'''
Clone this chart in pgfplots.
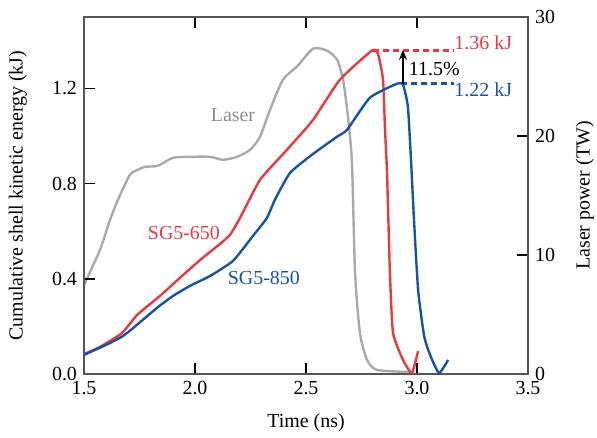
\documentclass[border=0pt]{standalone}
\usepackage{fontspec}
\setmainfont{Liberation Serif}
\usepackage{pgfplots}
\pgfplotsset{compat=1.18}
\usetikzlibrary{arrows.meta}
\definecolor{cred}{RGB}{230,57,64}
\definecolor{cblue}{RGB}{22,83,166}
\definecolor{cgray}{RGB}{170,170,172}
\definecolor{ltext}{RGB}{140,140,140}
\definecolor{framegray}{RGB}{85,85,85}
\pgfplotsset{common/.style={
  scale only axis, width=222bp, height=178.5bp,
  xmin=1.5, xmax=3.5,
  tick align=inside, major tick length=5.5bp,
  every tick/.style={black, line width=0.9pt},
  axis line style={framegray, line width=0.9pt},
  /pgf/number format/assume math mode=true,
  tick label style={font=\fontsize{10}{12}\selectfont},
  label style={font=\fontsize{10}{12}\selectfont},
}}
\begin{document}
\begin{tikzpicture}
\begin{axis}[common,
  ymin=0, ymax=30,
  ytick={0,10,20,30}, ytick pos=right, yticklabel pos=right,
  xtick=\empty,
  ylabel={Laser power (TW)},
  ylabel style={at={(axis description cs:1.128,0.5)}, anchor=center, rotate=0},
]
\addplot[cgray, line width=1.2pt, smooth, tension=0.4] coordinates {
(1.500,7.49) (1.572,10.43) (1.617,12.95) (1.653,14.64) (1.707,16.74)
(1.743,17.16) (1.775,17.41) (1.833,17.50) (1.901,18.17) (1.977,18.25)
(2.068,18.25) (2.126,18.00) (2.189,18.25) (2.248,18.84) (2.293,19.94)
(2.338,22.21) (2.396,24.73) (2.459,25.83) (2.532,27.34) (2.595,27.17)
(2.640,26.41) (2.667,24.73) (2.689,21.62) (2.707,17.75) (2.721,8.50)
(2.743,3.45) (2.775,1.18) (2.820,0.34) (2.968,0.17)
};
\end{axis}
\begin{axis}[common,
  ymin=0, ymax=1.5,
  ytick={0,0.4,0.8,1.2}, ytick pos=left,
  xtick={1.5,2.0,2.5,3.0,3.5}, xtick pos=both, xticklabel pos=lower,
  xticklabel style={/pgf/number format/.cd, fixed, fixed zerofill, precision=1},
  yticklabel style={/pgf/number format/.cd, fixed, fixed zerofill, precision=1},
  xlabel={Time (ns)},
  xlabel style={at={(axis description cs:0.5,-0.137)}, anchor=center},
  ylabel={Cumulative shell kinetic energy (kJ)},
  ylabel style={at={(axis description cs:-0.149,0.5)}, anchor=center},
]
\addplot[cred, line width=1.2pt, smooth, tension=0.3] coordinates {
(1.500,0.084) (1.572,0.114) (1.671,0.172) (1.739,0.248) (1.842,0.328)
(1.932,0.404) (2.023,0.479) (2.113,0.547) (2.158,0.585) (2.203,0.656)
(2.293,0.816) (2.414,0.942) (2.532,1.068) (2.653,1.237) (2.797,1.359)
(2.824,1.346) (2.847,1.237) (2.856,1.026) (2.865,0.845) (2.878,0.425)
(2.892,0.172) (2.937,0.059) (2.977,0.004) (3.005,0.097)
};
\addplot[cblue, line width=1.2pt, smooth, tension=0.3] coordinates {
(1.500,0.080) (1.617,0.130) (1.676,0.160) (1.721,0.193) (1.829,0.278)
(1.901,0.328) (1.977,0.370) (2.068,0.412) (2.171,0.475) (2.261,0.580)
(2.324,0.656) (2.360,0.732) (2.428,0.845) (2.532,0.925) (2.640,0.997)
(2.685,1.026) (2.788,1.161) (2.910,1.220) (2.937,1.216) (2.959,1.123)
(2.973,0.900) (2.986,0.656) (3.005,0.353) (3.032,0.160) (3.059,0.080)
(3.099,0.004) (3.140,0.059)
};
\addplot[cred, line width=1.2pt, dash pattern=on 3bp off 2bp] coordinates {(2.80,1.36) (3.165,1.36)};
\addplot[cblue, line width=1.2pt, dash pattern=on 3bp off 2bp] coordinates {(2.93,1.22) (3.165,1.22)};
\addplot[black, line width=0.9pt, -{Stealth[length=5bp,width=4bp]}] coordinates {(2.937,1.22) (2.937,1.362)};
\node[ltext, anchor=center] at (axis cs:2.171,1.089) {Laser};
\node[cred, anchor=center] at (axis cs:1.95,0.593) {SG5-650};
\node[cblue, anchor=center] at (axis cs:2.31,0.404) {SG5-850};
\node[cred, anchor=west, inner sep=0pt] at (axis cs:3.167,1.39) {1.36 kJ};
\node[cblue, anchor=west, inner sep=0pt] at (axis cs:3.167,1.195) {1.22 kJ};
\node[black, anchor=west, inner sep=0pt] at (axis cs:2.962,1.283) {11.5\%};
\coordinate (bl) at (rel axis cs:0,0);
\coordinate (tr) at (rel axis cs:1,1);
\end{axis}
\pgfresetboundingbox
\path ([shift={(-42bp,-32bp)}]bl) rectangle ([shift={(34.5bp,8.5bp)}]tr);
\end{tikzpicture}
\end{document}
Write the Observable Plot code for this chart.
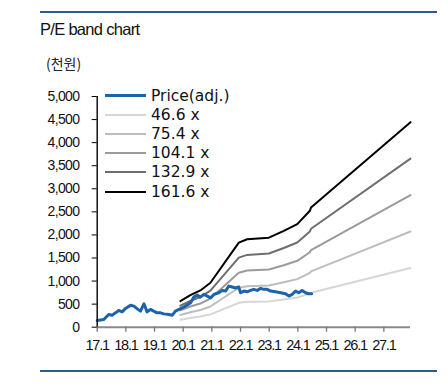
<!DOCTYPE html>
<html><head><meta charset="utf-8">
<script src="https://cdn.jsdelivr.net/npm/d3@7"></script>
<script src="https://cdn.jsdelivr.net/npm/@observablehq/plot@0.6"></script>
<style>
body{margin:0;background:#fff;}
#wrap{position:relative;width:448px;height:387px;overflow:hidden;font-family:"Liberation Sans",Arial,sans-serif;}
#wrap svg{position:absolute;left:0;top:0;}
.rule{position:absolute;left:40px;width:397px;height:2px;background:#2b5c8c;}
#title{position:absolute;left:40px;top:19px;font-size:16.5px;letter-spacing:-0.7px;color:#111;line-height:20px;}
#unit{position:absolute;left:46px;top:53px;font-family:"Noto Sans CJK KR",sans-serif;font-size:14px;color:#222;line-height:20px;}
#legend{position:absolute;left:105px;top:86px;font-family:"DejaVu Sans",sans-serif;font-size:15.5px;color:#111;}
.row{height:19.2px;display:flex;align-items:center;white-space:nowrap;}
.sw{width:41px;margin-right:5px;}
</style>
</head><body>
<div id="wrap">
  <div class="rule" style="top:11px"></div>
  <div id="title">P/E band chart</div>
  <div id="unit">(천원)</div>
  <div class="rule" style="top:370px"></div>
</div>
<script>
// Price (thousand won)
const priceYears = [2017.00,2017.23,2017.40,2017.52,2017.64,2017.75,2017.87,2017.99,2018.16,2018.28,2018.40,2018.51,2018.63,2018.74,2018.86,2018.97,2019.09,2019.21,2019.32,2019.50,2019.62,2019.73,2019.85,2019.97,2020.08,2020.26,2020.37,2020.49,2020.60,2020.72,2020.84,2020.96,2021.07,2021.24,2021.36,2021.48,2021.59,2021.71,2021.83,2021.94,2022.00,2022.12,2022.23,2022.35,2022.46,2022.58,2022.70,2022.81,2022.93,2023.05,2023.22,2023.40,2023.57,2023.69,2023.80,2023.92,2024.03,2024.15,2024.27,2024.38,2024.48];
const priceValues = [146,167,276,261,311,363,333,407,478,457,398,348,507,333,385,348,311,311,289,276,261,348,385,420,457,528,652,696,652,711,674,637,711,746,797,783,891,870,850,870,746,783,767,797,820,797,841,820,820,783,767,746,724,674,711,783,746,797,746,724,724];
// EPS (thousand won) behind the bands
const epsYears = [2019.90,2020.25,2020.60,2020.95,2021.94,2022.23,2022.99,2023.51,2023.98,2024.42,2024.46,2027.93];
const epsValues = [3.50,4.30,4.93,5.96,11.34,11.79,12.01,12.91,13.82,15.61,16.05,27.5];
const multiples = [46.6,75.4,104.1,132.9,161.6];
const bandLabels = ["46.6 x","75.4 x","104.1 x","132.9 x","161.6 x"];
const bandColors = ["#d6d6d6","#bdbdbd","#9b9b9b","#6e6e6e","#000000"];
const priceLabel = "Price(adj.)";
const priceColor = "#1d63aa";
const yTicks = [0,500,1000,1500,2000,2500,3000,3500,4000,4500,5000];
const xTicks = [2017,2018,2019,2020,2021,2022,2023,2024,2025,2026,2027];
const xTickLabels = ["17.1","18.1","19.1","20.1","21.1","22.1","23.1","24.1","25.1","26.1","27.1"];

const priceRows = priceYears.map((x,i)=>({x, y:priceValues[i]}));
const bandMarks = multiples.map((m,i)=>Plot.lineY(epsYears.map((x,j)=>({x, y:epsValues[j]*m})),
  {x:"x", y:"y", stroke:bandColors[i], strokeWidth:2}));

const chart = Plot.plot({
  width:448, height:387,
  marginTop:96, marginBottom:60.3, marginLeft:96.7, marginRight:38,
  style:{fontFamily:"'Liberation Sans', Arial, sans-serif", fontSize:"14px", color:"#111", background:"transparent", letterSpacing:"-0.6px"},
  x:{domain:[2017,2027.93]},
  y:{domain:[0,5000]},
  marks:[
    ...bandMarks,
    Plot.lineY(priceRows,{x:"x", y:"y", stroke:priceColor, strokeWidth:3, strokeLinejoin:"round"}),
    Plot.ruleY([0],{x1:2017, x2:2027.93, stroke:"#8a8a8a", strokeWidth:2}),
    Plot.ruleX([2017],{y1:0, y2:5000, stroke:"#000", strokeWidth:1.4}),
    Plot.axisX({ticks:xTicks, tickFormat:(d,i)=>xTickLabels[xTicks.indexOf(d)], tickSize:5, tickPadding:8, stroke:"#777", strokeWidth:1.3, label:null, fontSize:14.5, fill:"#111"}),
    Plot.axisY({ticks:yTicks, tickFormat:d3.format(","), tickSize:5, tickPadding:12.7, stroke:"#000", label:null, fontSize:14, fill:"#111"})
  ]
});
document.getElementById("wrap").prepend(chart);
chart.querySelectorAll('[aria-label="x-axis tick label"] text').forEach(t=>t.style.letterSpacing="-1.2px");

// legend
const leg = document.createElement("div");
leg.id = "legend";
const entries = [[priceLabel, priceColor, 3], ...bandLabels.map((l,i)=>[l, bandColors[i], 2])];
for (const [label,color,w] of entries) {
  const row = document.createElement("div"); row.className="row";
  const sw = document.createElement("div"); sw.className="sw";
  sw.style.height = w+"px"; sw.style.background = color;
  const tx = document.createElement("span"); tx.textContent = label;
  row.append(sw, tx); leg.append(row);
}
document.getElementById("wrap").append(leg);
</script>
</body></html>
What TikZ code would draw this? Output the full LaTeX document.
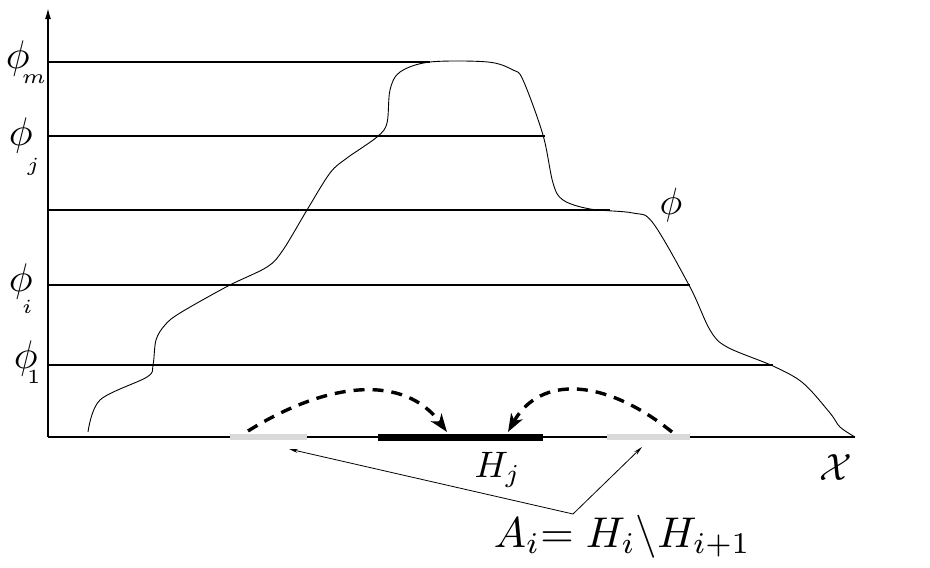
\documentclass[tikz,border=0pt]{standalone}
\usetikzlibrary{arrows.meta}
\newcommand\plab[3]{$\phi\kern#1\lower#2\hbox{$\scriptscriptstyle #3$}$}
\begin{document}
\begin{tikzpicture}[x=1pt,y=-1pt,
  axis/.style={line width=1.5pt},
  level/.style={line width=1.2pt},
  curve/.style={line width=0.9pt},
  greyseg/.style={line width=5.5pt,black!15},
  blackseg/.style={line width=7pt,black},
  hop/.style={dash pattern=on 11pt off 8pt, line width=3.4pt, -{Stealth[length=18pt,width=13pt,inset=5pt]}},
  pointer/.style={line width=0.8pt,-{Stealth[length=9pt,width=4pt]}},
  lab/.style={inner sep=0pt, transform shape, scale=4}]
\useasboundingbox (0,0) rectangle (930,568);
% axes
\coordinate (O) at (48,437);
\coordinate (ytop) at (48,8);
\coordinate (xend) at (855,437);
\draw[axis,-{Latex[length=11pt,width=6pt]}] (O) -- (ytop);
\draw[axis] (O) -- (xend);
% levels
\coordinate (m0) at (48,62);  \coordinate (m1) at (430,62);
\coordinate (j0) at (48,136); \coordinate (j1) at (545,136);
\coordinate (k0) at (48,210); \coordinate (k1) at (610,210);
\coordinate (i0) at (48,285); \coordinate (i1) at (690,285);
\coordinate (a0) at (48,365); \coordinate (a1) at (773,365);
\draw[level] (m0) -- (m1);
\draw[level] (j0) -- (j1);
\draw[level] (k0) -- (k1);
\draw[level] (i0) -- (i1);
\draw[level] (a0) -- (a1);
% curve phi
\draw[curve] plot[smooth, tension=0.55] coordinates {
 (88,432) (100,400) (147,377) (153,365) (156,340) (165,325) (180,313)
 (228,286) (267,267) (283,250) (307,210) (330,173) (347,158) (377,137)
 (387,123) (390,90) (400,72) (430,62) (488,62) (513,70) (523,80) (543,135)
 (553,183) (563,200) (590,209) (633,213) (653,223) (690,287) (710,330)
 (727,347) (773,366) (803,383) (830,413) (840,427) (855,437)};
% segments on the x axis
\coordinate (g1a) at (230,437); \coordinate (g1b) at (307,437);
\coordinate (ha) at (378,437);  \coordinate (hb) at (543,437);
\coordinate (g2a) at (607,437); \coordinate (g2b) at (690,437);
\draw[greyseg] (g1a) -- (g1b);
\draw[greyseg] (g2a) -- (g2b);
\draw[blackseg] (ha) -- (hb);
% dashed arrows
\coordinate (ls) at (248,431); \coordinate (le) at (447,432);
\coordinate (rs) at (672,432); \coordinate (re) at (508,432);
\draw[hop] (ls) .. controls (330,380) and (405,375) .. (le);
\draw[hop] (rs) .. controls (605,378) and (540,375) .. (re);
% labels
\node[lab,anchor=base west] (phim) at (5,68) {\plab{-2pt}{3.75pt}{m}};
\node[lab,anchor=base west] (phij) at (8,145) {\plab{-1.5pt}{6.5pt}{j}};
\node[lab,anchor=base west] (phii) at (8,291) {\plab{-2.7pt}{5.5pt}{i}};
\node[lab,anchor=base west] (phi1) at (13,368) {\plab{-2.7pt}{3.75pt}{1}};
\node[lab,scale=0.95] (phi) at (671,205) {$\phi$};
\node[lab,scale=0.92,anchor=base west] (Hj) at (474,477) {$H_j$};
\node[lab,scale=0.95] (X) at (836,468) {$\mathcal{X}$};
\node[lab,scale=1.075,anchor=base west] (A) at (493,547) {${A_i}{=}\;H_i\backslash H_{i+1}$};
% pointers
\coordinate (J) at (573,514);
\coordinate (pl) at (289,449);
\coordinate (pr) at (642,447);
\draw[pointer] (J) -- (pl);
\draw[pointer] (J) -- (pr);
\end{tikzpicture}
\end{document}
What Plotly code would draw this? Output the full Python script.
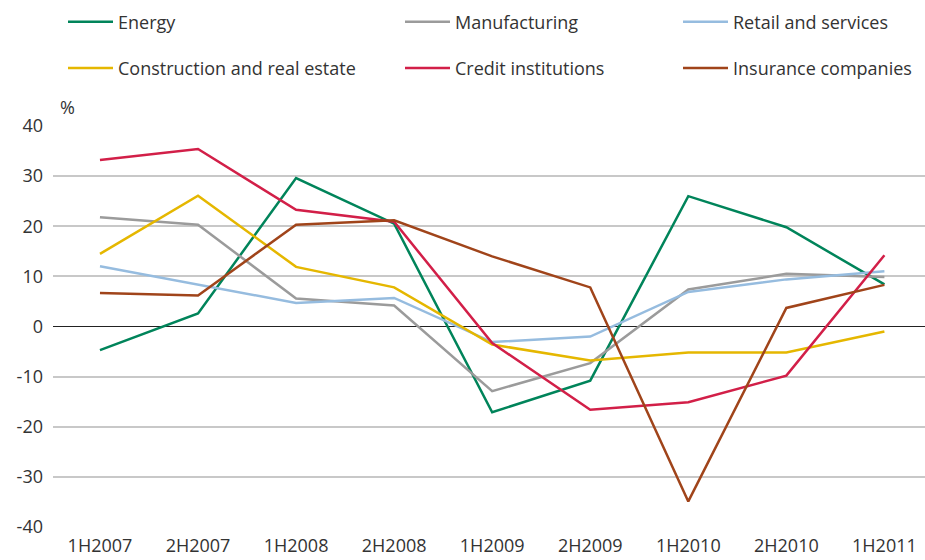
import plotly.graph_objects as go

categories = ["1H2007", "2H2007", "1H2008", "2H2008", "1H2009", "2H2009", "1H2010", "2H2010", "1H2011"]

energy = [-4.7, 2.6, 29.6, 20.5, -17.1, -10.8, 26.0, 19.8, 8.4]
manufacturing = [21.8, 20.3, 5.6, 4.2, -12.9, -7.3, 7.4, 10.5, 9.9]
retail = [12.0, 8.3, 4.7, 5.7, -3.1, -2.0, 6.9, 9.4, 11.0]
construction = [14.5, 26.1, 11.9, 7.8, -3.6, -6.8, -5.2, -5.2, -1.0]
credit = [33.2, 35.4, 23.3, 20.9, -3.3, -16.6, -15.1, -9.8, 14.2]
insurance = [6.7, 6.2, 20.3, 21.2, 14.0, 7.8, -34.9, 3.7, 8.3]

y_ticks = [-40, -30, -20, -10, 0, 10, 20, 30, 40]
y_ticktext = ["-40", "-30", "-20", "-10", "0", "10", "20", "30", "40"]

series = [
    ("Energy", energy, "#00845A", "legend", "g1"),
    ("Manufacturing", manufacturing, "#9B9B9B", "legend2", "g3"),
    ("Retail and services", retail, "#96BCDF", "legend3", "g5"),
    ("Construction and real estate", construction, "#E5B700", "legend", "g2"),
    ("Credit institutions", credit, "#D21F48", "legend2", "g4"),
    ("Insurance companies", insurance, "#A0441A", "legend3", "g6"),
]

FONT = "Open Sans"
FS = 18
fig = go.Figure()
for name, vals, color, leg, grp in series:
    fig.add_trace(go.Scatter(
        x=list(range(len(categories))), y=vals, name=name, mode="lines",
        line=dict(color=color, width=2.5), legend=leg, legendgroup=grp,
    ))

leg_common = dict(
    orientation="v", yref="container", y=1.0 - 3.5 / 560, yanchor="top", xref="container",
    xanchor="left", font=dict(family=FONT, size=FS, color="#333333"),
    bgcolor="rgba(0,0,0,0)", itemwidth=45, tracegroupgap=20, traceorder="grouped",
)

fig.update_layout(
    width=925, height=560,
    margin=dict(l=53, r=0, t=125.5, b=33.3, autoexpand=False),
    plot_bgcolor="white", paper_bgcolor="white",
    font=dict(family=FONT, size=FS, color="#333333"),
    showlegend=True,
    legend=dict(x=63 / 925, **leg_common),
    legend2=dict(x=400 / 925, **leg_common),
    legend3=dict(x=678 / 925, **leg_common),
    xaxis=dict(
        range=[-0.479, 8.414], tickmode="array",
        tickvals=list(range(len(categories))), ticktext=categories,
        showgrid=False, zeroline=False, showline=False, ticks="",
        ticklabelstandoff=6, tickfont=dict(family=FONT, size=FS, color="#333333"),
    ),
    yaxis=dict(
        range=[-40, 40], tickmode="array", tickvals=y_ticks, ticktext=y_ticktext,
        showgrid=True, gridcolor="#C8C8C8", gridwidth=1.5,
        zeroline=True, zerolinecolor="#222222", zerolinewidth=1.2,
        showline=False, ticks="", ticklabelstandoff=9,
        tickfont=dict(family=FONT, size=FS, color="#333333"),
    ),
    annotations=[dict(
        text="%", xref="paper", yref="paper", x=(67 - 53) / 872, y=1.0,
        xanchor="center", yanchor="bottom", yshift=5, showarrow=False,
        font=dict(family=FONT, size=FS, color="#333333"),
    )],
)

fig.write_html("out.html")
'''
▸ **GOAL**:
Above are the records; copy every line in them that holds the word "What".

▸ **REPLY TO THE TASK**:
What TikZ code would draw this? Output the full LaTeX document.
What Plotly code would draw this? Output the full Python script.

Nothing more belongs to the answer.